▸ **THE REQUEST**
Starting with the first line and ending with the line that holds "import plotly.graph_objects as go", repeat the material exactly.

··· DATA LISTING ···

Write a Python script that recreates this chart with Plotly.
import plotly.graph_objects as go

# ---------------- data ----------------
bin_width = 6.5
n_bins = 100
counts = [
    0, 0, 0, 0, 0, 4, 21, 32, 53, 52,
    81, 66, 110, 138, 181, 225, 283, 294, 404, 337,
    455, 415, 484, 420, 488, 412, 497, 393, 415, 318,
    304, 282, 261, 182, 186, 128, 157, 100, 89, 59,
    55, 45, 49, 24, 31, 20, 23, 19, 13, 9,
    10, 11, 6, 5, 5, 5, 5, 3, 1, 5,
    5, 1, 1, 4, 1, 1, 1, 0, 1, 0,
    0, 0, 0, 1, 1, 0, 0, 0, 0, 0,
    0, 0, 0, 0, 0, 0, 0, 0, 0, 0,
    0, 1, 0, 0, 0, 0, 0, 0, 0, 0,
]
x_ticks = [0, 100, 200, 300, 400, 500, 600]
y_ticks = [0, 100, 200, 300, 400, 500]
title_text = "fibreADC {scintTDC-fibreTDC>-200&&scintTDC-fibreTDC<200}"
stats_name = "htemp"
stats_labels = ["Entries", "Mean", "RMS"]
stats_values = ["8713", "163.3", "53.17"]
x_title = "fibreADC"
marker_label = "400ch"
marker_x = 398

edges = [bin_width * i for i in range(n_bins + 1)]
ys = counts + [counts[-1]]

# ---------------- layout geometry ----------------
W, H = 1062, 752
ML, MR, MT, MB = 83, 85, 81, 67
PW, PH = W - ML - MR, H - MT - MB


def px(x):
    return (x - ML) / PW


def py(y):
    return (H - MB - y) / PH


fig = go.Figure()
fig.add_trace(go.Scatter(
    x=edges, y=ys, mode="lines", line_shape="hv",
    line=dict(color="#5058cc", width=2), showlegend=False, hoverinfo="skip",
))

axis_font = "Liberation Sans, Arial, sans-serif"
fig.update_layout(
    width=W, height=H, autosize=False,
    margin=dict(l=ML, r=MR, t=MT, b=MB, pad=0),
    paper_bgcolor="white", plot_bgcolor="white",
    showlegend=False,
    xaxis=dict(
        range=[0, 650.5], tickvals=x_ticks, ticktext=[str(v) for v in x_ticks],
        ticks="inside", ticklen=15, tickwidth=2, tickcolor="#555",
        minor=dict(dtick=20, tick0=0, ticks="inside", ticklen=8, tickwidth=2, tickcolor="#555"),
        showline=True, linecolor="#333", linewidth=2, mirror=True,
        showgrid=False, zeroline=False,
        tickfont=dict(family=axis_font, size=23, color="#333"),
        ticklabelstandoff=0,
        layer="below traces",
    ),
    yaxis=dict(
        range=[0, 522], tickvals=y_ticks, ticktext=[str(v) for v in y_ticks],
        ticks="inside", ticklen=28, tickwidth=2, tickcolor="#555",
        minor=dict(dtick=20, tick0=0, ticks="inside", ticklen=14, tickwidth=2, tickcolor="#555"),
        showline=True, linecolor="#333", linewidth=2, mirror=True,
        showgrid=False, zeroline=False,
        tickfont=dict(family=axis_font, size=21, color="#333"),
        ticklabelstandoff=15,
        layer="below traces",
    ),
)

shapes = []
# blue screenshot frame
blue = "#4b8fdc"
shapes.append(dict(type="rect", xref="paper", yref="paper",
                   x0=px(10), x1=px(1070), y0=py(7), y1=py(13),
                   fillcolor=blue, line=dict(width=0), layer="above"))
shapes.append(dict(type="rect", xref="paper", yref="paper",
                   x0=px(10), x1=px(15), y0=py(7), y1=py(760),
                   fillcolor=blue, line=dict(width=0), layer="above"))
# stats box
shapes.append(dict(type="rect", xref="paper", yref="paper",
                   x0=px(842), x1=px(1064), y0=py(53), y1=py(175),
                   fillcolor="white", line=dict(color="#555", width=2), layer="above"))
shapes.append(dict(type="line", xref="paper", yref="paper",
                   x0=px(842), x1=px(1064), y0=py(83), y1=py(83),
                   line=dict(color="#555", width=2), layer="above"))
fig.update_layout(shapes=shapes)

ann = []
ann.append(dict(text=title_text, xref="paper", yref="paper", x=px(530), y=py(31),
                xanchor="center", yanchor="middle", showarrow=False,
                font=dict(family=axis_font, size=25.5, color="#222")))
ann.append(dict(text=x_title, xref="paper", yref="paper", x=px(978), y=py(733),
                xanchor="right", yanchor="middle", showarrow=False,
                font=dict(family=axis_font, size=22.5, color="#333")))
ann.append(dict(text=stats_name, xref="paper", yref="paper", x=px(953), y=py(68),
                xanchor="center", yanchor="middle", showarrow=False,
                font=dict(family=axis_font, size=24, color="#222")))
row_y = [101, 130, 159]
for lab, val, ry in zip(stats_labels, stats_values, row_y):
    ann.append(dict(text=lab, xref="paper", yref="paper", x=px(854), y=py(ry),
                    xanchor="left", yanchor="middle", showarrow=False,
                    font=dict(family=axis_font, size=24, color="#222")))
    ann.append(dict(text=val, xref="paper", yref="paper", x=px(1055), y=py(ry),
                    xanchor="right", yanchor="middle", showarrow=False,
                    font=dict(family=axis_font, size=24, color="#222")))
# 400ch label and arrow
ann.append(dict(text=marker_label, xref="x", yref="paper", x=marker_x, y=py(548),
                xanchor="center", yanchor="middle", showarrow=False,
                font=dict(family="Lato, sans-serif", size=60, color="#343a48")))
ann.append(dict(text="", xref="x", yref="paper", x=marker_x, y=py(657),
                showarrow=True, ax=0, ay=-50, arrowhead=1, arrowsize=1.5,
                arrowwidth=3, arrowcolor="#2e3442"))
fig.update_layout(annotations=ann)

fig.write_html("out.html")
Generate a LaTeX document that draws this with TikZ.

···

▸ **FINAL RESULT**
Write a Python script that recreates this chart with Plotly.
import plotly.graph_objects as go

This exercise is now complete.